Every named vote in the Commons.
Each row is a decision Parliament was asked to take — what it meant, who voted which way, and what it changed. Use this to trace the paper trail behind any bill.
Draft Clean Air Zones Central Services (Fees) (England) (Amendment) Regulations 2026
Parliament voted on 16 June 2026 to approve the Draft Clean Air Zones Central Services (Fees) (England) (Amendment) Regulations 2026, passing the measure by 262 votes to 86. The regulations update the fee structure for central services supporting Clean Air Zones in England, which are designated areas where local authorities charge higher-polluting vehicles to drive in order to reduce harmful emissions. The vote matters because Clean Air Zones depend on a central technical and administrative infrastructure, covering functions such as the national back-office system that processes vehicle checks and payment data.
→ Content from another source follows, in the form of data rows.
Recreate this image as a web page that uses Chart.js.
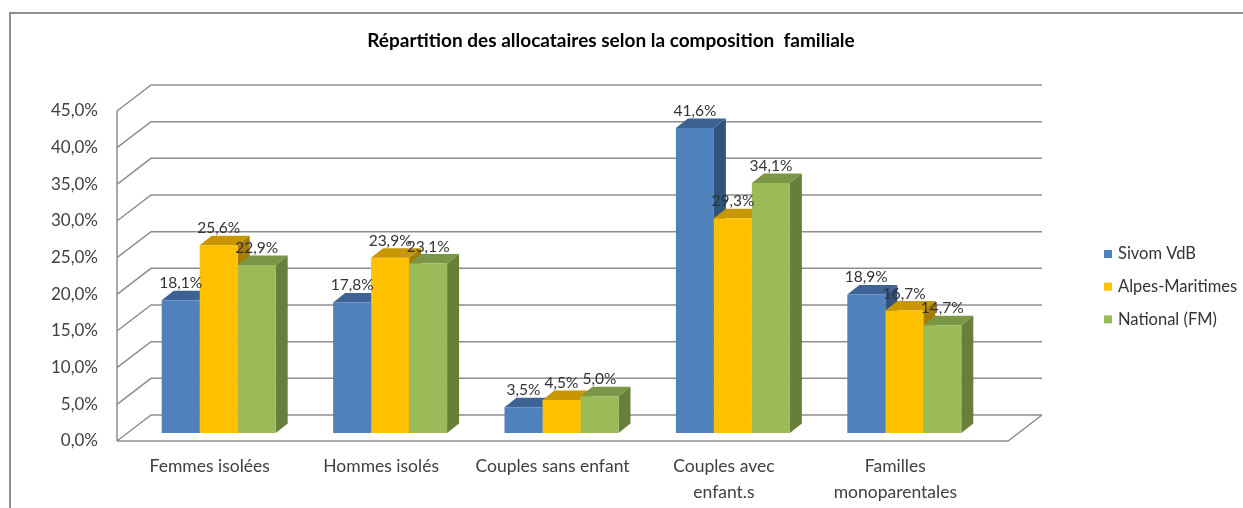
<!DOCTYPE html>
<html>
<head>
<meta charset="utf-8">
<script src="https://cdn.jsdelivr.net/npm/chart.js@4/dist/chart.umd.min.js"></script>
<style>
  body { margin: 0; background: #fff; }
  #wrap { position: relative; width: 1243px; height: 508px; overflow: hidden; }
  #frame { position: absolute; left: 9px; top: 12px; width: 1300px; height: 600px;
           border-left: 2px solid #8e8e8e; border-top: 2px solid #8e8e8e; }
  canvas { position: absolute; left: 0; top: 0; }
</style>
</head>
<body>
<div id="wrap">
  <div id="frame"></div>
  <canvas id="ChartCanvas" width="1243" height="508"></canvas>
</div>
<script>
const title = 'Répartition des allocataires selon la composition  familiale';
const categories = ['Femmes isolées', 'Hommes isolés', 'Couples sans enfant', ['Couples avec', 'enfant.s'], ['Familles', 'monoparentales']];
const sivom = [18.1, 17.8, 3.5, 41.6, 18.9];
const alpes = [25.6, 23.9, 4.5, 29.3, 16.7];
const national = [22.9, 23.1, 5.0, 34.1, 14.7];
const seriesNames = ['Sivom VdB', 'Alpes-Maritimes', 'National (FM)'];
const yMax = 45;
const yStep = 5;

const FONT = 'Lato, "Open Sans", sans-serif';
const fronts = ['#4f81bd', '#ffc000', '#9bbb59'];
const tops = ['#3c6393', '#c79600', '#7a9747'];
const sides = ['#31537c', '#a67d00', '#66803a'];

const fmt = v => v.toFixed(1).replace('.', ',') + '%';

// 3D look: the bars sit on a plane, the back wall and the front edge are offset from it
const depth = { dx: 12, dy: -9.5 };
const front = { dx: -10, dy: 8 };
const back = { dx: 24, dy: -18 };

const threeD = {
  id: 'threeD',
  beforeDatasetsDraw: chart => {
    const ctx = chart.ctx;
    const a = chart.chartArea;
    const x = chart.scales.x, y = chart.scales.y;
    const L = a.left - 6, R = a.right + 28;
    const y0 = y.getPixelForValue(0);
    ctx.save();
    ctx.strokeStyle = '#8e8e8e';
    ctx.lineWidth = 1.5;
    ctx.beginPath();
    y.ticks.forEach(t => {
      const yy = y.getPixelForValue(t.value);
      ctx.moveTo(L + front.dx, yy + front.dy);
      ctx.lineTo(L + back.dx, yy + back.dy);
      ctx.lineTo(R + back.dx, yy + back.dy);
    });
    // left wall front edge
    ctx.moveTo(L + front.dx, y0 + front.dy);
    ctx.lineTo(L + front.dx, y.getPixelForValue(yMax) + front.dy);
    // floor front + right edge
    ctx.moveTo(L + front.dx, y0 + front.dy);
    ctx.lineTo(R + front.dx, y0 + front.dy);
    ctx.lineTo(R + back.dx, y0 + back.dy);
    ctx.stroke();

    // y tick labels
    ctx.fillStyle = '#404040';
    ctx.font = '17px ' + FONT;
    ctx.textAlign = 'right';
    ctx.textBaseline = 'middle';
    y.ticks.forEach(t => {
      const yy = y.getPixelForValue(t.value);
      ctx.fillText(fmt(t.value), L + front.dx - 19, yy + front.dy);
    });

    // category labels
    ctx.textAlign = 'center';
    ctx.font = '17.5px ' + FONT;
    categories.forEach((c, i) => {
      const lines = Array.isArray(c) ? c : [c];
      const cx = x.getPixelForTick(i) - 9;
      lines.forEach((ln, j) => ctx.fillText(ln, cx, y0 + 33 + j * 26));
    });

    // tops and sides of the bars, fronts come from Chart.js
    chart.data.datasets.forEach((ds, di) => {
      chart.getDatasetMeta(di).data.forEach(el => {
        const p = el.getProps(['x', 'y', 'base', 'width'], true);
        const l = p.x - p.width / 2, r = p.x + p.width / 2;
        ctx.fillStyle = tops[di];
        ctx.beginPath();
        ctx.moveTo(l, p.y);
        ctx.lineTo(r, p.y);
        ctx.lineTo(r + depth.dx, p.y + depth.dy);
        ctx.lineTo(l + depth.dx, p.y + depth.dy);
        ctx.closePath();
        ctx.fill();
        ctx.fillStyle = sides[di];
        ctx.beginPath();
        ctx.moveTo(r, p.y);
        ctx.lineTo(r + depth.dx, p.y + depth.dy);
        ctx.lineTo(r + depth.dx, p.base + depth.dy);
        ctx.lineTo(r, p.base);
        ctx.closePath();
        ctx.fill();
      });
    });
    ctx.restore();
  },
  afterDatasetsDraw: chart => {
    const ctx = chart.ctx;
    ctx.save();
    ctx.fillStyle = '#333';
    ctx.font = '15.5px ' + FONT;
    ctx.textAlign = 'center';
    ctx.textBaseline = 'middle';
    chart.data.datasets.forEach((ds, di) => {
      chart.getDatasetMeta(di).data.forEach((el, i) => {
        const p = el.getProps(['x', 'y'], true);
        ctx.fillText(fmt(ds.data[i]), p.x, p.y - 17);
      });
    });

    // title
    ctx.fillStyle = '#000';
    ctx.font = 'bold 19px ' + FONT;
    ctx.fillText(title, 611, 41);

    // legend
    ctx.font = '16.5px ' + FONT;
    ctx.textAlign = 'left';
    chart.data.datasets.forEach((ds, di) => {
      const ly = 254 + di * 32.7;
      ctx.fillStyle = ds.backgroundColor;
      ctx.fillRect(1104, ly - 4, 8, 8);
      ctx.fillStyle = '#333';
      ctx.fillText(ds.label, 1118, ly);
    });
    ctx.restore();
  }
};

new Chart(document.getElementById('ChartCanvas'), {
  type: 'bar',
  data: {
    labels: categories,
    datasets: [sivom, alpes, national].map((d, i) => ({
      label: seriesNames[i],
      data: d,
      backgroundColor: fronts[i],
      borderWidth: 0,
      categoryPercentage: 0.665,
      barPercentage: 1
    }))
  },
  options: {
    responsive: false,
    animation: false,
    layout: { padding: { left: 133, right: 253, top: 103, bottom: 75 } },
    scales: {
      x: { display: false },
      y: { display: false, min: 0, max: yMax, ticks: { stepSize: yStep } }
    },
    plugins: {
      legend: { display: false },
      tooltip: { enabled: false }
    }
  },
  plugins: [threeD]
});
</script>
</body>
</html>
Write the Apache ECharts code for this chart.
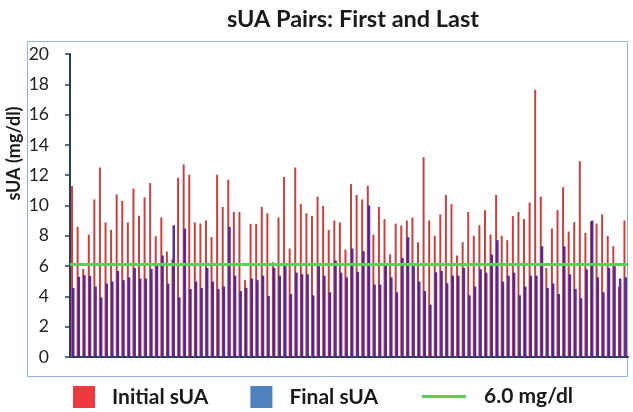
<!DOCTYPE html>
<html>
<head>
<meta charset="utf-8">
<script src="https://cdn.jsdelivr.net/npm/echarts@6/dist/echarts.min.js"></script>
<style>html,body{margin:0;padding:0;background:#fff;}#c{width:633px;height:412px;}</style>
</head>
<body>
<div id="c"></div>
<script>
const titleText = 'sUA Pairs: First and Last';
const yAxisName = 'sUA (mg/dl)';
const yTicks = [0, 2, 4, 6, 8, 10, 12, 14, 16, 18, 20];
const initialSUA = [11.28, 8.59, 5.81, 8.08, 10.40, 12.51, 8.88, 8.39, 10.73, 10.31, 8.88, 11.12, 9.32, 10.53, 11.48, 7.97, 9.21, 6.96, 6.45, 11.83, 12.71, 12.03, 8.88, 8.81, 9.01, 7.91, 12.03, 9.91, 11.70, 9.58, 9.58, 5.07, 8.79, 8.79, 9.91, 9.49, 6.26, 9.21, 11.89, 7.16, 12.51, 10.11, 9.49, 9.30, 10.59, 9.98, 8.39, 9.01, 8.88, 7.09, 11.41, 10.70, 10.40, 11.30, 8.08, 9.91, 9.10, 6.78, 8.81, 8.68, 9.01, 9.21, 7.58, 13.19, 9.01, 8.00, 9.41, 10.70, 10.09, 6.70, 7.58, 9.58, 8.00, 8.70, 9.69, 8.08, 10.70, 8.00, 7.71, 9.30, 9.58, 9.10, 10.20, 17.64, 10.59, 5.88, 8.48, 9.69, 11.21, 8.28, 8.90, 12.93, 8.19, 8.95, 8.81, 9.41, 8.00, 7.31, 4.65, 9.01];
const finalSUA = [4.56, 5.29, 5.40, 5.35, 4.65, 3.94, 4.85, 4.98, 5.68, 5.07, 5.26, 5.88, 5.18, 5.18, 5.81, 6.10, 6.70, 4.85, 8.70, 3.94, 8.48, 4.49, 4.98, 4.56, 5.88, 4.98, 4.49, 4.65, 8.59, 5.37, 4.36, 4.56, 5.18, 5.07, 5.37, 4.03, 5.88, 5.37, 5.99, 4.16, 5.57, 5.46, 5.46, 4.07, 5.99, 5.37, 4.27, 6.37, 5.57, 5.26, 7.16, 5.62, 6.98, 10.0, 4.78, 4.78, 6.10, 5.26, 4.27, 6.54, 7.91, 5.99, 4.98, 4.36, 3.46, 5.59, 5.68, 4.87, 5.37, 5.37, 5.88, 4.07, 4.65, 5.79, 5.57, 6.76, 7.71, 4.98, 5.37, 5.57, 4.07, 4.65, 5.37, 5.37, 7.31, 4.56, 4.85, 4.16, 7.31, 5.46, 4.49, 3.88, 5.79, 9.0, 5.26, 4.27, 5.88, 5.99, 5.18, 5.26];
const refLevel = 6.15;
const seriesNames = ['Initial sUA', 'Final sUA', '6.0 mg/dl'];
const categories = initialSUA.map((_, i) => String(i + 1));

const FONT = 'Lato';
const chart = echarts.init(document.getElementById('c'));
chart.setOption({
  animation: false,
  backgroundColor: '#fff',
  title: {
    text: titleText, left: 222, top: 2,
    textStyle: { fontFamily: FONT, fontWeight: 'bold', fontSize: 23.5, color: '#1a1a1a' }
  },
  graphic: [{
    type: 'rect', z: -1, silent: true,
    shape: { x: 27.5, y: 41.5, width: 600, height: 335 },
    style: { fill: 'none', stroke: '#95b3d7', lineWidth: 1 }
  }],
  legend: [{
    data: [
      { name: seriesNames[0], itemStyle: { color: '#f0393f', opacity: 1 } },
      { name: seriesNames[1], itemStyle: { color: '#4f81bd', opacity: 1 } }
    ],
    left: 73, top: 386, padding: 0, icon: 'rect', itemWidth: 22, itemHeight: 22, itemGap: 42,
    textStyle: { fontFamily: FONT, fontWeight: 'bold', fontSize: 21, color: '#1a1a1a', padding: [0, 0, 0, 12] }
  }, {
    data: [{ name: seriesNames[2], icon: 'rect' }],
    left: 422, top: 386, padding: 0, itemWidth: 44, itemHeight: 3,
    textStyle: { fontFamily: FONT, fontWeight: 'bold', fontSize: 21, color: '#1a1a1a', padding: [0, 0, 0, 13] }
  }],
  grid: { left: 70, right: 5, top: 54, bottom: 55, containLabel: false, outerBoundsMode: 'none' },
  xAxis: {
    type: 'category', data: categories,
    axisLine: { show: true, lineStyle: { color: '#243f60', width: 2 } },
    axisTick: { show: false }, axisLabel: { show: false }, splitLine: { show: false }
  },
  yAxis: {
    type: 'value', min: yTicks[0], max: yTicks[yTicks.length - 1], interval: 2,
    name: yAxisName, nameLocation: 'middle', nameGap: 47, nameRotate: 90, nameMoveOverlap: false,
    nameTextStyle: { fontFamily: FONT, fontWeight: 'bold', fontSize: 18, color: '#1a1a1a', padding: [0, 0, 0, 104] },
    axisLine: { show: true, lineStyle: { color: '#243f60', width: 2 } },
    axisTick: { show: true, length: 5, lineStyle: { color: '#243f60', width: 1.5 } },
    axisLabel: { fontFamily: FONT, fontSize: 17.5, color: '#222', margin: 21 },
    splitLine: { show: false }
  },
  series: [{
    name: seriesNames[0], type: 'bar', data: initialSUA,
    barWidth: 2, barGap: '-50%',
    itemStyle: { color: '#c8413f' }
  }, {
    name: seriesNames[1], type: 'bar', data: finalSUA,
    barWidth: 2.5,
    itemStyle: { color: '#431a98', opacity: 0.9 }
  }, {
    name: seriesNames[2], type: 'line', data: [],
    lineStyle: { color: '#5ccf5a', width: 3 }, itemStyle: { color: '#5ccf5a' },
    markLine: {
      symbol: 'none', silent: true, label: { show: false },
      lineStyle: { color: '#5ccf5a', width: 3, type: 'solid' },
      data: [{ yAxis: refLevel }]
    }
  }]
});
</script>
</body>
</html>
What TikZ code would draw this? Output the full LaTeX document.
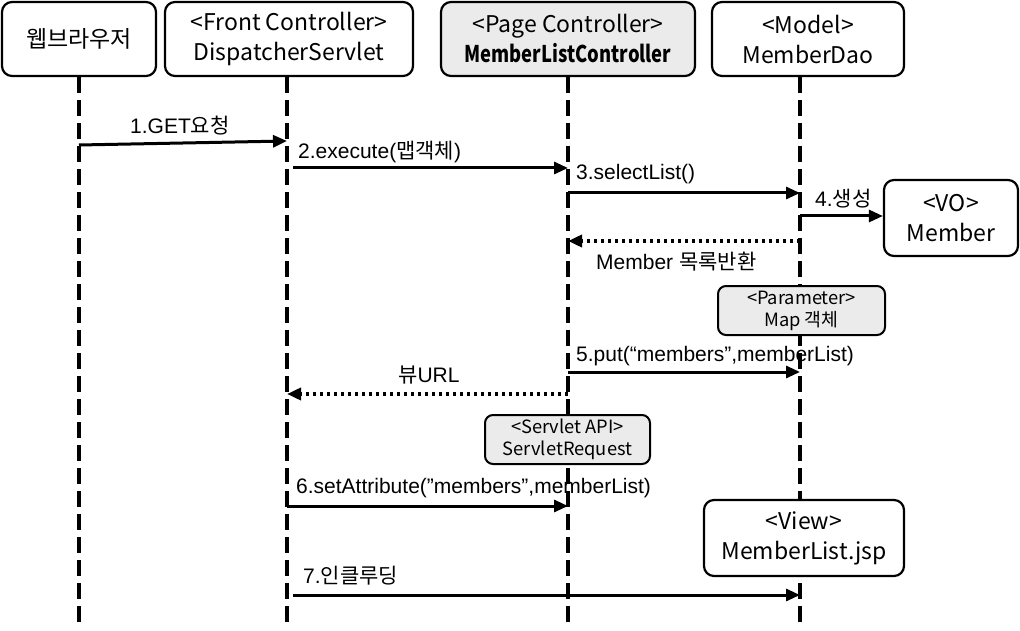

The fees set by these regulations determine what local authorities are charged for using that central system. Getting the fee structure right affects whether councils can run their zones sustainably, and ultimately whether the zones remain viable tools for reducing air pollution in cities and towns across England. Labour MPs voted unanimously in favour, with 225 Labour and 26 Labour and Co-operative members supporting the regulations and none voting against. Conservatives provided the overwhelming bulk of opposition, with 80 of their MPs voting no and none voting in favour. The Democratic Unionist Party sent all four of its voting members into the no lobby, and Reform UK contributed two no votes. The Green Party backed the government with all five of its MPs voting aye. The result was never seriously in doubt given the government's majority, and the vote follows the broader pattern of the current Parliament in which the Conservatives and smaller right-leaning parties have consistently opposed extensions and updates to Clean Air Zone regulation while Labour and the Greens have supported them.